Since the RHIC start-up, people have consistently admired the beautifully complex images of high-energy gold ion collisions provided by the STAR Time Projection Chamber. The images from STAR’s first run were remarkable, and the data provided led to a wealth of early scientific results. But for the experts there was still something missing – information on the particle tracks close to the colliding beams.
That blank space in the tracking coverage of STAR is about to be filled with information provided by the Silicon Vertex Tracker, a state-of-the-art instrument which is based on silicon drift technology and was developed at Brookhaven. The completion of the STAR SVT is the culmination of an eight-year research and development effort by a team of more than 50 people, sponsored by the Office of Science of the US Department of Energy. Other institutions collaborating on the project include Wayne State University, Ohio State, the University of Texas and Lawrence Berkeley National Laboratory.
The SVT consists of three concentric layers of silicon drift detectors at 5 cm, 10 cm and 15 cm from the beam. These record the passage of charged particles in time and space, providing important information which can then be used in the STAR global tracking software. This allows for the detection of charged particles that decay quickly or curl up in the magnetic field before reaching the STAR Time Projection Chamber.
According to SVT project leader Rene Bellwied of Wayne State: “The installation of the SVT will provide essential tracking information to allow the detection of particles with short lifetimes, such as the cascade and the omega. It will also afford STAR an important low momentum tracking capability that it hasn’t had until now.”
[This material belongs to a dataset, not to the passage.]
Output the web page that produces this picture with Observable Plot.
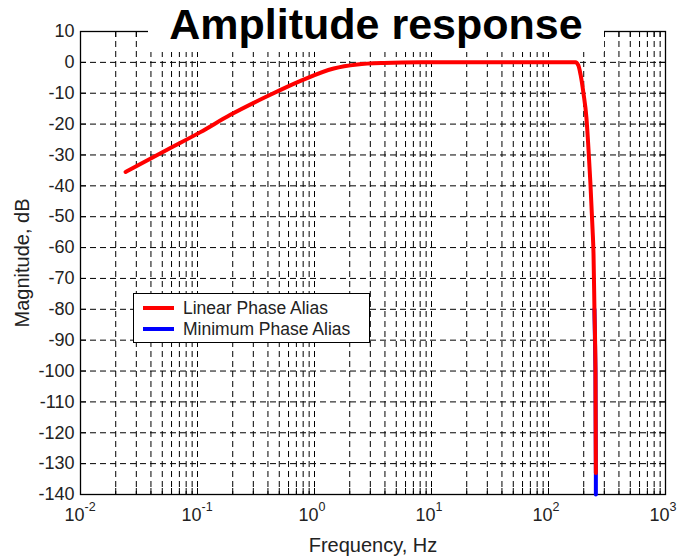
<!DOCTYPE html>
<html>
<head>
<meta charset="utf-8">
<script src="https://cdn.jsdelivr.net/npm/d3@7"></script>
<script src="https://cdn.jsdelivr.net/npm/@observablehq/plot@0.6"></script>
<style>
  html, body { margin: 0; padding: 0; background: #fff; }
  #wrap { position: relative; width: 681px; height: 557px; font-family: "Liberation Sans", Arial, sans-serif; }
  #title { position: absolute; left: 148px; top: 0; width: 456px; height: 52px; background: #fff;
           text-align: center; font-weight: bold; font-size: 43px; line-height: normal; padding-top: 0px; box-sizing: border-box; color: #000; }
  #legend { position: absolute; left: 133px; top: 293px; width: 237px; height: 50px; border: 1px solid #000;
            background: #fff; box-sizing: border-box; font-size: 17.5px; color: #222; }
  .row { position: absolute; left: 0; height: 20px; line-height: 20px; white-space: nowrap; }
  .sw { position: absolute; left: 9px; width: 31px; height: 4px; top: 8px; }
  .lab { position: absolute; left: 49px; top: 0; }
</style>
</head>
<body>
<div id="wrap"></div>
<script>
// ---- data ----
const decades = [0.01, 0.1, 1, 10, 100, 1000];
const decadeExp = ["-2", "-1", "0", "1", "2", "3"];
const minorMult = [2, 3, 4, 5, 6, 7, 8, 9];
const yTicks = [-140, -130, -120, -110, -100, -90, -80, -70, -60, -50, -40, -30, -20, -10, 0, 10];

// Linear Phase Alias (red)
const linFreq = [0.0243, 0.055, 0.106, 0.191, 0.394, 0.76, 1.46, 2.32, 3.9, 8, 20, 60, 170, 180, 188, 199, 211, 220, 228, 238, 242.5, 247, 252, 254];
const linDb   = [-35.5, -28.3, -22.6, -17, -11, -6, -2, -0.7, -0.2, 0, 0, 0, 0, -1, -4, -10, -18, -28.5, -39, -54, -62, -80, -100, -133];
// Minimum Phase Alias (blue), visible only below the red curve's end
const minFreq = [247, 252, 254, 254];
const minDb   = [-80, -100, -133, -140];

const seriesNames = ["Linear Phase Alias", "Minimum Phase Alias"];
const seriesColors = ["#ff0000", "#0000ff"];

// ---- derived ----
const lin = linFreq.map((f, i) => ({f, db: linDb[i]}));
const mn = minFreq.map((f, i) => ({f, db: minDb[i]}));
const xGrid = [];
decades.slice(0, -1).forEach((d, i) => {
  if (i > 0) xGrid.push(d);
  minorMult.forEach(m => xGrid.push(d * m));
});
const xTickAll = [...xGrid];
const yInner = yTicks.filter(v => v > -140 && v < 10);
const decLabels = decades.map((d, i) => ({d, e: decadeExp[i]}));

const W = 681, H = 557, mL = 80, mR = 16, mT = 31, mB = 63;
const fh = H - mT - mB;
const dash = "6,4";
const font = "Liberation Sans, Arial, sans-serif";

const chart = Plot.plot({
  width: W, height: H,
  marginLeft: mL, marginRight: mR, marginTop: mT, marginBottom: mB,
  style: {fontFamily: font, background: "#fff", color: "#222"},
  x: {type: "log", domain: [0.01, 1000], axis: null},
  y: {domain: [-140, 10], axis: null},
  marks: [
    Plot.ruleX(xGrid, {x: d => d, stroke: "#000", strokeWidth: 1, strokeDasharray: dash, strokeOpacity: 1}),
    Plot.ruleY(yInner, {y: d => d, stroke: "#000", strokeWidth: 1, strokeDasharray: dash, strokeOpacity: 1}),
    // inner ticks bottom/top
    Plot.ruleX(xTickAll, {x: d => d, insetTop: fh - 6, stroke: "#000", strokeWidth: 1}),
    Plot.ruleX(xTickAll, {x: d => d, insetBottom: fh - 6, stroke: "#000", strokeWidth: 1}),
    // inner ticks left/right
    Plot.ruleY(yInner, {y: d => d, insetRight: (W - mL - mR) - 6, stroke: "#000", strokeWidth: 1}),
    Plot.ruleY(yInner, {y: d => d, insetLeft: (W - mL - mR) - 6, stroke: "#000", strokeWidth: 1}),
    Plot.frame({stroke: "#000", strokeWidth: 1.3}),
    Plot.line(mn, {x: "f", y: "db", stroke: seriesColors[1], strokeWidth: 4, curve: "linear"}),
    Plot.line(lin, {x: "f", y: "db", stroke: seriesColors[0], strokeWidth: 4, curve: "monotone-x"}),
    // y tick labels
    Plot.text(yTicks, {y: d => d, frameAnchor: "left", dx: -6, textAnchor: "end", lineAnchor: "middle", text: d => String(d), fontSize: 18, fill: "#222"}),
    // x tick labels: base and exponent
    Plot.text(decLabels, {x: "d", frameAnchor: "bottom", dy: 21, dx: 4, textAnchor: "end", lineAnchor: "middle", text: () => "10", fontSize: 18, fill: "#222"}),
    Plot.text(decLabels, {x: "d", frameAnchor: "bottom", dy: 12, dx: 4, textAnchor: "start", lineAnchor: "middle", text: "e", fontSize: 12.5, fill: "#222"}),
    // axis titles
    Plot.text(["Frequency, Hz"], {frameAnchor: "bottom", dy: 51, textAnchor: "middle", lineAnchor: "middle", text: d => d, fontSize: 20, fill: "#222"}),
    Plot.text(["Magnitude, dB"], {frameAnchor: "left", dx: -58, rotate: -90, textAnchor: "middle", lineAnchor: "middle", text: d => d, fontSize: 20, fill: "#222"})
  ]
});

const wrap = document.getElementById("wrap");
wrap.appendChild(chart);

const title = document.createElement("div");
title.id = "title";
title.textContent = "Amplitude response";
wrap.appendChild(title);

const legend = document.createElement("div");
legend.id = "legend";
seriesNames.forEach((name, i) => {
  const row = document.createElement("div");
  row.className = "row";
  row.style.top = (4 + i * 21) + "px";
  row.style.width = "100%";
  const sw = document.createElement("div");
  sw.className = "sw";
  sw.style.background = seriesColors[i];
  const lab = document.createElement("span");
  lab.className = "lab";
  lab.textContent = name;
  row.appendChild(sw);
  row.appendChild(lab);
  legend.appendChild(row);
});
wrap.appendChild(legend);
</script>
</body>
</html>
Silicon drift detection is a new semiconductor technology developed in the mid-1980s by Brookhaven physicist Pavel Rehak in collaboration with Emilio Gatti from Milan. It was employed in the design of the SVT, allowing for a thirty-fold increase in space resolution compared with the TPC. This is necessarily close to the interaction point because of the high density of charged particle tracks produced when the gold ions collide.
The SVT will be commissioned this year when RHIC starts colliding beams of gold ions late in the spring.